In the immediate aftermath of France’s convincing shutting down of Belgium, the celebrations in the dressing room soon turned to natural back-slapping of the players. Most of the praise was of course reserved for goalscorer Samuel Umtiti and his rock-solid defensive partner Raphael Varane. Blaise Matuidi was also singled out but many mentioned the disciplined performance of Paul Pogba.

He had been brilliant in the air, winning so many balls against Marouane Fellaini and doing such a supreme defensive job.

There was also one excellent attack when he fed Kylian Mbappe, but that was about it.

He was actually doing exactly what many have bemoaned during his two seasons back at Manchester United, because he wasn’t doing more. He wasn’t really illustrating the full array of expressive abilities we know he has, and it could even be argued that he completely personifies this French team: supreme talent mostly doing mundane jobs… and getting through.
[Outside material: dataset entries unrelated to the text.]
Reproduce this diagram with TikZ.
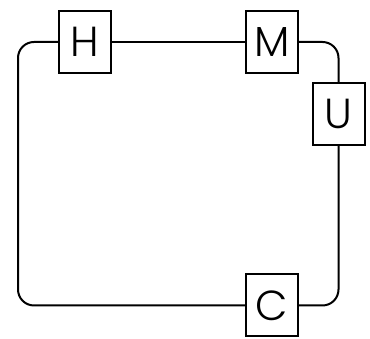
\documentclass[tikz,border=0pt]{standalone}
\usepackage{fontspec}
\setmainfont{Poppins Light}
\begin{document}
\begin{tikzpicture}[x=1pt,y=1pt,
  box/.style={draw, line width=2pt, fill=white, minimum width=52pt, minimum height=62pt, inner sep=0pt, font=\fontsize{42}{42}\selectfont},
  wire/.style={line width=2pt, rounded corners=16pt}]
\useasboundingbox (0,0) rectangle (370,339);
\node[box] (H) at (85,297) {H};
\node[box] (M) at (272,297) {M};
\node[box] (U) at (338.5,225) {U};
\node[box] (C) at (272,33.5) {C};
\coordinate (tl) at (18,297);
\coordinate (bl) at (18,33.5);
\coordinate (br) at (338.5,33.5);
\coordinate (tr) at (338.5,297);
\draw[wire] (H.west) -- (tl) -- (bl) -- (C.west);
\draw[wire] (C.east) -- (br) -- (U.south);
\draw[wire] (U.north) -- (tr) -- (M.east);
\draw[wire] (M.west) -- (H.east);
\end{tikzpicture}
\end{document}
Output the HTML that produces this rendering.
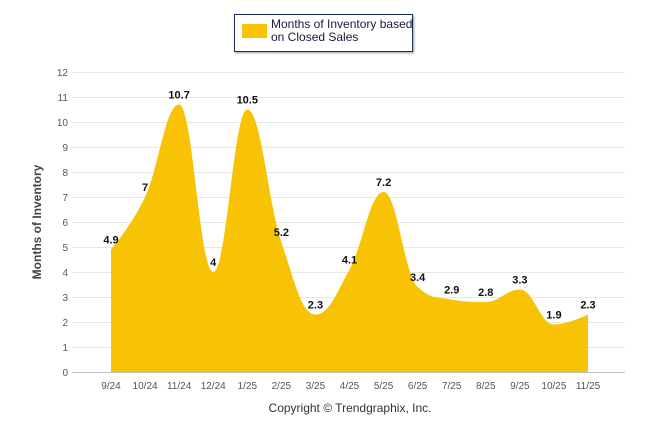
<!DOCTYPE html>
<html><head><meta charset="utf-8"><style>
body{margin:0;background:#fff;font-family:"Liberation Sans",Arial,sans-serif}
svg{display:block}
</style></head><body>
<svg id="c" width="646" height="434">
<g>
<rect x="234.5" y="14.5" width="178" height="37" fill="#fff" stroke="#1f2d5a" stroke-width="1" style="filter:drop-shadow(1px 1px 1px #999)"/>
<rect x="242" y="24" width="25" height="14" fill="#f7c304"/>
<text x="271" y="28" font-size="12" fill="#1a1a3a">Months of Inventory based</text>
<text x="271" y="41" font-size="12" fill="#1a1a3a">on Closed Sales</text>
</g>
<g id="grid"></g>
<g id="area"></g>
<g id="labels"></g>
<text transform="translate(41,222) rotate(-90)" text-anchor="middle" font-size="12" font-weight="bold" fill="#444">Months of Inventory</text>
<text x="350" y="412" text-anchor="middle" font-size="12" fill="#333">Copyright © Trendgraphix, Inc.</text>
</svg>
<script>
const categories=["9/24","10/24","11/24","12/24","1/25","2/25","3/25","4/25","5/25","6/25","7/25","8/25","9/25","10/25","11/25"];
const values=[4.9,7,10.7,4,10.5,5.2,2.3,4.1,7.2,3.4,2.9,2.8,3.3,1.9,2.3];
const yTicks=[0,1,2,3,4,5,6,7,8,9,10,11,12];
const NS="http://www.w3.org/2000/svg";
const x0=111,x1=588,yb=372,yt=72,ymax=12,gl=72,gr=625;
const X=i=>x0+(x1-x0)*i/(categories.length-1);
const Y=v=>yb-(yb-yt)*v/ymax;
function mk(t,a,p){const e=document.createElementNS(NS,t);for(const k in a)e.setAttribute(k,a[k]);p.appendChild(e);return e;}
const grid=document.getElementById('grid');
yTicks.forEach(v=>{
 const l=mk('line',{x1:gl,x2:gr,y1:Y(v)+.5,y2:Y(v)+.5,stroke:v===0?'#c0c0c0':'#e6e6e6'},grid);
 
 
 const t=mk('text',{x:68,y:Y(v)+4,'text-anchor':'end','font-size':10,fill:'#555'},grid);
 t.textContent=v;
 
 
});
categories.forEach((c,i)=>{
 const t=mk('text',{x:X(i),y:389,'text-anchor':'middle','font-size':10,fill:'#555'},grid);
 t.textContent=c;
 
 
});
const pts=values.map((v,i)=>[X(i),Y(v)]);
const s=1.5,den=s+1;
let d=`M${pts[0][0]},${yb} L${pts[0][0]},${pts[0][1]}`;
const ctrl=i=>{
 const p=pts[i],a=pts[i-1],b=pts[i+1];
 if(!a||!b)return [p,p];
 let lx=(s*p[0]+a[0])/den,ly=(s*p[1]+a[1])/den,rx=(s*p[0]+b[0])/den,ry=(s*p[1]+b[1])/den;
 let cor=0;if(rx!==lx)cor=((ry-ly)*(rx-p[0]))/(rx-lx)+p[1]-ry;
 ly+=cor;ry+=cor;
 if(ly>a[1]&&ly>p[1]){ly=Math.max(a[1],p[1]);ry=2*p[1]-ly;}else if(ly<a[1]&&ly<p[1]){ly=Math.min(a[1],p[1]);ry=2*p[1]-ly;}
 if(ry>b[1]&&ry>p[1]){ry=Math.max(b[1],p[1]);ly=2*p[1]-ry;}else if(ry<b[1]&&ry<p[1]){ry=Math.min(b[1],p[1]);ly=2*p[1]-ry;}
 return [[lx,ly],[rx,ry]];
};
const C=pts.map((p,i)=>ctrl(i));
for(let i=1;i<pts.length;i++){const c1=C[i-1][1],c2=C[i][0],p=pts[i];d+=` C${c1[0]},${c1[1]} ${c2[0]},${c2[1]} ${p[0]},${p[1]}`;}
d+=` L${pts[pts.length-1][0]},${yb} Z`;
const ar=mk('path',{d,fill:'#f7c304'},document.getElementById('area'));


const lab=document.getElementById('labels');
values.forEach((v,i)=>{
 const t=mk('text',{x:X(i),y:Y(v)-6,'text-anchor':'middle','font-size':11,'font-weight':'bold',fill:'#111'},lab);
 t.textContent=v;
 
 
});
</script>
</body></html>
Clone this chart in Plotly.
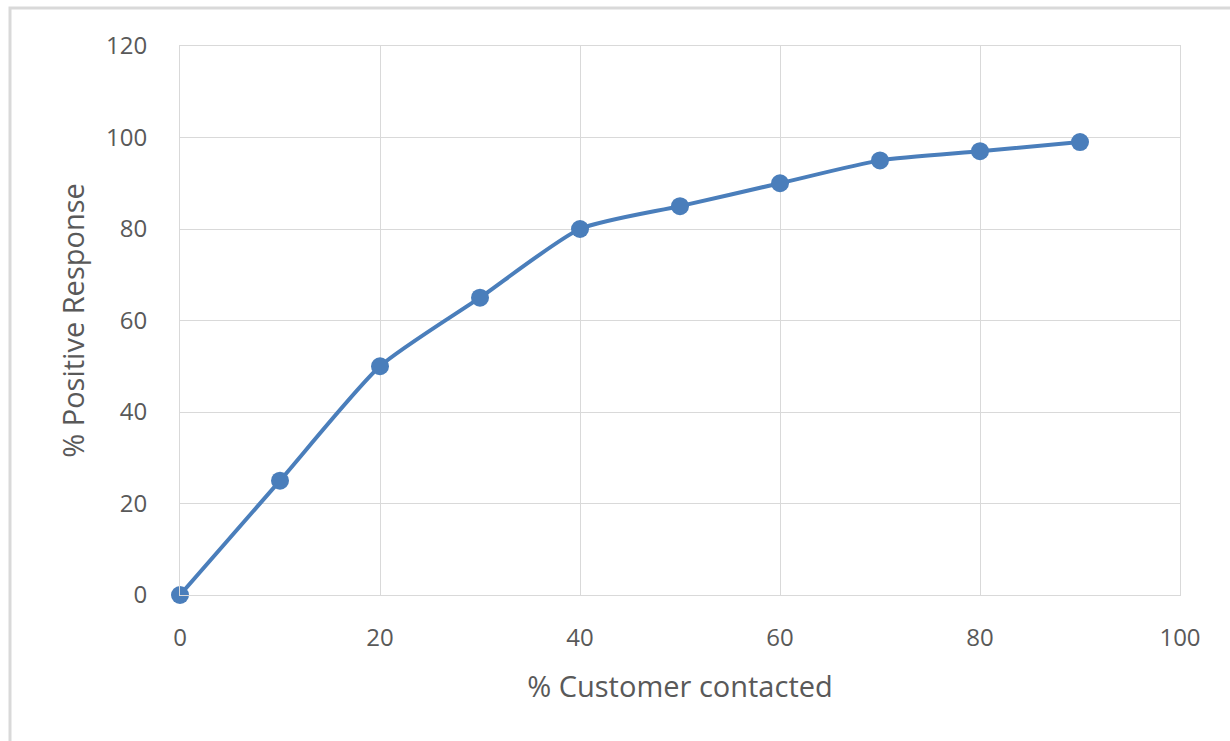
import plotly.graph_objects as go

# % of customers contacted vs % positive response (cumulative gains)
customers_contacted = [0, 10, 20, 30, 40, 50, 60, 70, 80, 90]
positive_response = [0, 25, 50, 65, 80, 85, 90, 95, 97, 99]

x_ticks = [0, 20, 40, 60, 80, 100]
y_ticks = [0, 20, 40, 60, 80, 100, 120]

W, H = 1230, 741
L, R, T, B = 180, 50, 46, 146

fig = go.Figure()
fig.add_trace(go.Scatter(
    x=customers_contacted,
    y=positive_response,
    mode="lines+markers",
    line=dict(color="#4A7EBB", width=4, shape="spline", smoothing=0.6),
    marker=dict(color="#4A7EBB", size=18),
    cliponaxis=False,
    showlegend=False,
))

axis_font = dict(family="Open Sans, Liberation Sans, sans-serif", size=24, color="#595959")
title_font = dict(family="Open Sans, Liberation Sans, sans-serif", size=29, color="#595959")

fig.update_xaxes(
    range=[0, 100], tickvals=x_ticks, ticks="",
    showgrid=True, gridcolor="#D9D9D9", gridwidth=1,
    zeroline=False, showline=True, linecolor="#D9D9D9", mirror=True,
    tickfont=axis_font, ticklabelstandoff=21,
    title=dict(text="% Customer contacted", font=title_font, standoff=24),
)
fig.update_yaxes(
    range=[0, 120], tickvals=y_ticks, ticks="",
    showgrid=True, gridcolor="#D9D9D9", gridwidth=1,
    zeroline=False, showline=True, linecolor="#D9D9D9", mirror=True,
    tickfont=axis_font, ticklabelstandoff=27,
    title=dict(text="% Positive Response", font=title_font, standoff=12),
)

# outer chart frame
pw, ph = W - L - R, H - T - B
fig.add_shape(
    type="rect", xref="paper", yref="paper",
    x0=(10 - L) / pw, x1=(W + 20 - L) / pw,
    y0=(H - B - (H + 20)) / ph, y1=(H - B - 8) / ph,
    line=dict(color="#D9D9D9", width=3), fillcolor="rgba(0,0,0,0)",
    layer="below",
)

fig.update_layout(
    width=W, height=H,
    margin=dict(l=L, r=R, t=T, b=B),
    paper_bgcolor="white", plot_bgcolor="white",
)

fig.write_html("out.html")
This isn’t really about Pogba but actually cuts to a philosophical question at the core of the game, a big question at the core of Didier Deschamps’s entire reign, and one where the perception and answers will always be guided by results.

Because France beat Portugal, Pogba’s display will go down as magnificent. After all, since he did what was asked, and they did what was required, they are in the World Cup final.

It is very difficult to argue with that.

But does it go beyond such arguments?

As with Pogba, does Deschamps owe this talent more than the way they’re playing?

Pogba's performance against Belgium felt very much like his Manchester United form (AFP/Getty)

How would you describe France’s system, for example? It is essentially keeping very, very solid while Kylian Mbappe runs and Antoine Griezmann floats. There doesn’t seem that much to it.

There will of course seem much more to it if they go and win the World Cup.

But there is a fair question here over whether this is really the best way to go about doing it? Would it not make more sense to look to get that talent combining in a way that multiplies all of their abilities, and in a way that is surely possible?

The fact is that, a little like with Germany in 2014, France now produce such an array of talent that they should always be favourites; that this should arguably be the minimum expectation.

There’s also the other argument, that Deschamps’s attempts to constantly play for 1-0 in tight games when they didn’t give up much actually ended up costing them in Euro 2016. They could have reasonably gone on to swarm Portugal 3-0 in that game after Cristiano Ronaldo went off injured, but it was as if they couldn’t quite escape the rigours of their system – and left themselves open to one-off incidents like Eder’s shot out of nowhere and thereby 1-0 defeats.

There is a danger of that now, even if the team has obviously grown since 2016, too.

France's coach has an abundance of talent to work with (AFP/Getty) (AFP/Getty Images)

That defeat obviously hangs over this, too.

There is naturally a sense of France just wanting to get the job of winning a trophy done, and then maybe they will move on. That was actually precisely what happened with Deschamps’s 1998 team, who seemed to enjoy a quantum leap in Euro 2000, of the type that can only come from the confidence a trophy now.

They are not just playing with confidence now. They are playing with proper conviction.

If it ends, with victory, it will be impossible to argue. But that’s the ultimate point of Deschamps’s football

He know just has to go and win. The players, and Pogba, would argue he knows exactly how to.